Can Michael Daniel make a difference?
Howard Schmidt's successor will take over during the period when getting anything done in Washington is at its hardest: Just before an election.
As might be fitting considering he comes from an intelligence role, Michael Daniel is something of a mystery to the wider federal IT community.
Daniel, who joined the Office of Management and Budget in 1995, currently heads the agency’s intelligence branch in the National Security Division. That branch has oversight of budget and management responsibilities for the intelligence community, including the National Intelligence Program, the Military Intelligence Program, and other classified activities. He has been tapped to take over from Howard Schmidt, who is stepping down as White House cybersecurity coordinator.
Daniel previously served as an examiner in OMB's National Security Division’s Operations branch reviewing Navy and Marine Corps operational activities and overseas military operations.
It’s perhaps all those years in intell that have made Daniel somewhat of an enigma to many in the federal IT community. Calls and emails to industry experts yielded few results, one after another source saying they know little about Daniel.

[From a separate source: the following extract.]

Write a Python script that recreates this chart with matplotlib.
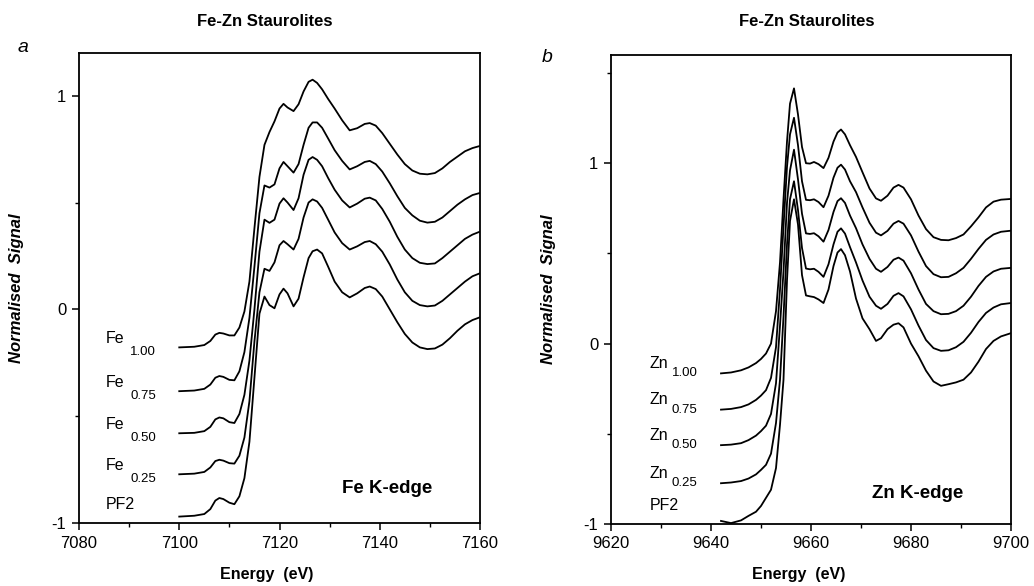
import matplotlib
matplotlib.use("Agg")
import matplotlib.pyplot as plt
from matplotlib.ticker import MultipleLocator

plt.rcParams['font.family'] = ['Liberation Sans', 'DejaVu Sans']
plt.rcParams['axes.unicode_minus'] = False

# ---- Fe K-edge data ----
fe_energy = [7100, 7103, 7105, 7106.2, 7107.2, 7108, 7108.8, 7110, 7111, 7112,
             7113, 7114, 7115, 7116, 7117, 7118, 7119, 7120, 7120.8, 7121.6,
             7122.8, 7123.8, 7124.8, 7125.8, 7126.6, 7127.5, 7128.5, 7129.7, 7131, 7132.5,
             7134, 7135.5, 7137, 7138, 7139.2, 7140.5, 7142, 7143.5, 7145, 7146.5,
             7148, 7149.5, 7151, 7152.5, 7154, 7155.5, 7157, 7158.5, 7160]

fe_100 = [-0.178, -0.175, -0.167, -0.148, -0.118, -0.110, -0.113, -0.122, -0.122, -0.085,
          -0.01, 0.13, 0.38, 0.62, 0.77, 0.83, 0.88, 0.94, 0.962, 0.945,
          0.928, 0.96, 1.02, 1.065, 1.075, 1.06, 1.03, 0.985, 0.94, 0.885,
          0.838, 0.848, 0.868, 0.872, 0.86, 0.825, 0.775, 0.725, 0.68, 0.65,
          0.635, 0.632, 0.638, 0.66, 0.69, 0.715, 0.74, 0.755, 0.765]
fe_075 = [-0.383, -0.380, -0.372, -0.352, -0.32, -0.312, -0.316, -0.33, -0.332, -0.29,
          -0.2, -0.04, 0.2, 0.45, 0.58, 0.57, 0.585, 0.66, 0.69, 0.67,
          0.64, 0.68, 0.77, 0.85, 0.875, 0.875, 0.85, 0.8, 0.745, 0.695,
          0.655, 0.67, 0.69, 0.695, 0.68, 0.645, 0.59, 0.53, 0.475, 0.44,
          0.415, 0.406, 0.41, 0.43, 0.46, 0.49, 0.515, 0.535, 0.545]
fe_050 = [-0.58, -0.578, -0.57, -0.55, -0.515, -0.506, -0.51, -0.528, -0.532, -0.49,
          -0.4, -0.24, 0.0, 0.27, 0.42, 0.405, 0.42, 0.495, 0.52, 0.5,
          0.465, 0.52, 0.63, 0.7, 0.713, 0.7, 0.67, 0.615, 0.56, 0.51,
          0.477, 0.495, 0.518, 0.523, 0.51, 0.47, 0.41, 0.34, 0.28, 0.24,
          0.218, 0.212, 0.215, 0.24, 0.27, 0.3, 0.33, 0.35, 0.364]
fe_025 = [-0.772, -0.769, -0.761, -0.74, -0.71, -0.704, -0.708, -0.72, -0.722, -0.685,
          -0.6, -0.43, -0.15, 0.08, 0.19, 0.18, 0.22, 0.3, 0.32, 0.305,
          0.28, 0.33, 0.43, 0.5, 0.515, 0.505, 0.475, 0.42, 0.36, 0.31,
          0.28, 0.295, 0.315, 0.32, 0.305, 0.27, 0.21, 0.14, 0.08, 0.04,
          0.02, 0.014, 0.018, 0.04, 0.07, 0.1, 0.13, 0.155, 0.169]
fe_pf2 = [-0.97, -0.966, -0.958, -0.935, -0.895, -0.883, -0.888, -0.905, -0.912, -0.875,
          -0.79, -0.62, -0.32, -0.02, 0.06, 0.02, 0.005, 0.07, 0.097, 0.075,
          0.014, 0.05, 0.15, 0.24, 0.272, 0.28, 0.262, 0.2, 0.13, 0.08,
          0.056, 0.075, 0.1, 0.107, 0.095, 0.06, 0.0, -0.06, -0.115, -0.155,
          -0.178, -0.186, -0.183, -0.165, -0.135, -0.1, -0.07, -0.05, -0.037]

fe_curves = [fe_100, fe_075, fe_050, fe_025, fe_pf2]
fe_subs = ['1.00', '0.75', '0.50', '0.25', None]

# ---- Zn K-edge data ----
zn_energy = [9642, 9644, 9646, 9647.5, 9649, 9650, 9651, 9652, 9653, 9653.8,
             9654.5, 9655.2, 9655.8, 9656.6, 9657.4, 9658.2, 9659, 9659.8, 9660.6, 9661.5,
             9662.5, 9663.5, 9664.5, 9665.3, 9666, 9666.8, 9667.8, 9669, 9670.3, 9671.7,
             9673, 9674, 9675.3, 9676.5, 9677.5, 9678.5, 9680, 9681.5, 9683, 9684.5,
             9686, 9687.5, 9689, 9690.5, 9692, 9693.5, 9695, 9696.5, 9698, 9700]

zn_100 = [-0.165, -0.16, -0.148, -0.132, -0.108, -0.085, -0.055, 0.0, 0.18, 0.45,
          0.8, 1.12, 1.33, 1.415, 1.27, 1.09, 1.0, 0.998, 1.007, 0.995,
          0.973, 1.03, 1.12, 1.17, 1.187, 1.16, 1.1, 1.035, 0.95, 0.86,
          0.805, 0.792, 0.82, 0.865, 0.88, 0.865, 0.8, 0.71, 0.635, 0.59,
          0.575, 0.573, 0.585, 0.605, 0.65, 0.7, 0.755, 0.787, 0.798, 0.802]
zn_075 = [-0.366, -0.362, -0.352, -0.337, -0.312, -0.288, -0.258, -0.19, -0.02, 0.3,
          0.65, 0.98, 1.16, 1.252, 1.1, 0.9, 0.797, 0.795, 0.80, 0.785,
          0.756, 0.82, 0.92, 0.975, 0.992, 0.965, 0.9, 0.84, 0.755, 0.67,
          0.615, 0.6, 0.625, 0.665, 0.68, 0.665, 0.6, 0.51, 0.43, 0.385,
          0.368, 0.37, 0.39, 0.42, 0.47, 0.525, 0.575, 0.605, 0.62, 0.626]
zn_050 = [-0.563, -0.56, -0.552, -0.535, -0.51, -0.485, -0.455, -0.39, -0.22, 0.1,
          0.4, 0.78, 0.96, 1.075, 0.91, 0.72, 0.611, 0.608, 0.612, 0.595,
          0.565, 0.63, 0.73, 0.79, 0.806, 0.78, 0.71, 0.64, 0.55, 0.47,
          0.415, 0.398, 0.425, 0.465, 0.477, 0.46, 0.39, 0.3, 0.22, 0.18,
          0.163, 0.165, 0.18, 0.21, 0.26, 0.32, 0.37, 0.4, 0.415, 0.42]
zn_025 = [-0.774, -0.77, -0.762, -0.748, -0.725, -0.7, -0.672, -0.61, -0.44, -0.2,
          0.15, 0.55, 0.8, 0.90, 0.74, 0.53, 0.416, 0.412, 0.415, 0.398,
          0.37, 0.44, 0.55, 0.62, 0.639, 0.61, 0.535, 0.45, 0.35, 0.26,
          0.21, 0.193, 0.22, 0.265, 0.28, 0.262, 0.19, 0.1, 0.02, -0.025,
          -0.04, -0.037, -0.02, 0.01, 0.06, 0.12, 0.17, 0.2, 0.218, 0.225]
zn_pf2 = [-0.983, -0.995, -0.98, -0.955, -0.932, -0.9, -0.855, -0.81, -0.69, -0.45,
          -0.2, 0.35, 0.68, 0.80, 0.66, 0.38, 0.267, 0.262, 0.258, 0.245,
          0.225, 0.3, 0.43, 0.505, 0.524, 0.49, 0.4, 0.25, 0.14, 0.08,
          0.015, 0.03, 0.08, 0.105, 0.113, 0.09, 0.0, -0.07, -0.15, -0.21,
          -0.234, -0.225, -0.215, -0.2, -0.16, -0.1, -0.03, 0.015, 0.04, 0.058]

zn_curves = [zn_100, zn_075, zn_050, zn_025, zn_pf2]
zn_subs = ['1.00', '0.75', '0.50', '0.25', None]

W, H = 1034, 586
fig = plt.figure(figsize=(W / 100, H / 100), dpi=100)


def px_axes(x0, y0, x1, y1):
    # pixel box (top-left origin) -> figure fraction axes
    return fig.add_axes([x0 / W, 1 - y1 / H, (x1 - x0) / W, (y1 - y0) / H])


def style_axes(ax):
    for sp in ax.spines.values():
        sp.set_linewidth(1.3)
    ax.tick_params(which='major', direction='out', length=5, width=1.1,
                   labelsize=12, top=False, right=False, pad=4)
    ax.tick_params(which='minor', direction='out', length=3, width=1.0,
                   top=False, right=False)
    ax.xaxis.set_major_locator(MultipleLocator(20))
    ax.xaxis.set_minor_locator(MultipleLocator(10))
    ax.yaxis.set_major_locator(MultipleLocator(1))
    ax.yaxis.set_minor_locator(MultipleLocator(0.5))
    ax.text(-0.155, 0.5, 'Normalised  Signal', transform=ax.transAxes,
            rotation=90, ha='center', va='center', fontsize=12,
            fontweight='bold', fontstyle='italic')


# ---- panel a ----
ax1 = px_axes(79, 53, 480, 523)
for y in fe_curves:
    ax1.plot(fe_energy, y, color='black', lw=1.3)
ax1.set_xlim(7080, 7160)
ax1.set_ylim(-1, 1.2)
style_axes(ax1)
for y, sub in zip(fe_curves, fe_subs):
    if sub is None:
        ax1.text(7085.4, y[0] + 0.037, 'PF2', fontsize=11.5, va='baseline')
    else:
        ax1.text(7085.4, y[0] + 0.02, 'Fe', fontsize=11.5, va='baseline')
        ax1.text(7090.2, y[0] - 0.035, sub, fontsize=9.5, va='baseline')
ax1.text(7132.4, -0.86, 'Fe K-edge', fontsize=13.5, fontweight='bold', va='baseline')

# ---- panel b ----
ax2 = px_axes(611, 55, 1011, 524)
for y in zn_curves:
    ax2.plot(zn_energy, y, color='black', lw=1.3)
ax2.set_xlim(9620, 9700)
ax2.set_ylim(-1, 1.6)
style_axes(ax2)
for y, sub in zip(zn_curves, zn_subs):
    if sub is None:
        ax2.text(9627.8, y[0] + 0.06, 'PF2', fontsize=11.5, va='baseline')
    else:
        ax2.text(9627.8, y[0] + 0.03, 'Zn', fontsize=11.5, va='baseline')
        ax2.text(9632.2, y[0] - 0.017, sub, fontsize=9.5, va='baseline')
ax2.text(9672.3, -0.855, 'Zn K-edge', fontsize=13.5, fontweight='bold', va='baseline')

# ---- figure texts ----
fig.text(265 / W, 1 - 22 / H, 'Fe-Zn Staurolites', ha='center', va='center',
         fontsize=12, fontweight='bold')
fig.text(807 / W, 1 - 22 / H, 'Fe-Zn Staurolites', ha='center', va='center',
         fontsize=12, fontweight='bold')
fig.text(23 / W, 1 - 48 / H, 'a', ha='center', va='center', fontsize=14, fontstyle='italic')
fig.text(547 / W, 1 - 57 / H, 'b', ha='center', va='center', fontsize=14, fontstyle='italic')
fig.text(267 / W, 1 - 575 / H, 'Energy  (eV)', ha='center', va='center',
         fontsize=11.5, fontweight='bold')
fig.text(799 / W, 1 - 575 / H, 'Energy  (eV)', ha='center', va='center',
         fontsize=11.5, fontweight='bold')

fig.savefig('out.png', dpi=100)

Jim Lewis, fellow and director of the Technology and Public Policy Program at the Center for Strategic and International Studies, who is himself unfamiliar with Daniel, said others have said “really good things about him."
Coming from the intell portfolio to working with cybersecurity will serve Daniel well as the two are closely connected, Lewis said. “It’s a good sign that they picked an insider who knows the system, has strong knowledge of the area and knows all the open-kimono stories of how bad it is,” he said.
However, Daniel’s most pressing challenge is less likely to be his new area of responsibility. More problematic, he is taking over during the final months of a president's first term. It's not quite a lame-duck period, since the president's re-election is possible, but it still means that getting anything important done before the election is unlikely.
“There are just many balls in the air right now, and Washington, D.C. is going into autopilot for the next six months,” Lewis said.
Another issue Daniel will have to grapple with is how to safeguard citizens and their privacy as well as protect commercial and national assets while at the same time be sensitive to the financial and personal costs of those protective measures, said Kevin Corbett, director of federal and Mid-Atlantic sales at Cyber-Ark Software, Inc.
“While the cyber threat landscape is constantly changing and evolving, Michael Daniel’s main challenge is a classic one: how to strike the right balance between personal liberty and mandated policy and protections,” Corbett said.
Although some have said the cybersecurity coordinator role lacks authority to really shape the administration’s cybersecurity agenda, Schmidt’s paving the way as the nation’s first “cyber czar” has put his successor “in a strong position to continue making progress when he takes over,” Robert Holleyman, president and CEO at the Business Software Alliance, said in a statement.
“Daniel is a great choice for the job, because he brings deep experience from the years he has spent working on security issues at OMB,” he added.
Daniel’s management and budget background will also likely work to his advantage as the approaching year is expected to see additional squeezing in the form of sequestration. Although some Republican lawmakers and government officials have urged Congress to consider alternatives to the sweeping cuts set to kick in fiscal year 2013, the threat of the sequestration remains looming. President Barack Obama has also vowed to veto any efforts to rescind the automatic across-the-board cuts.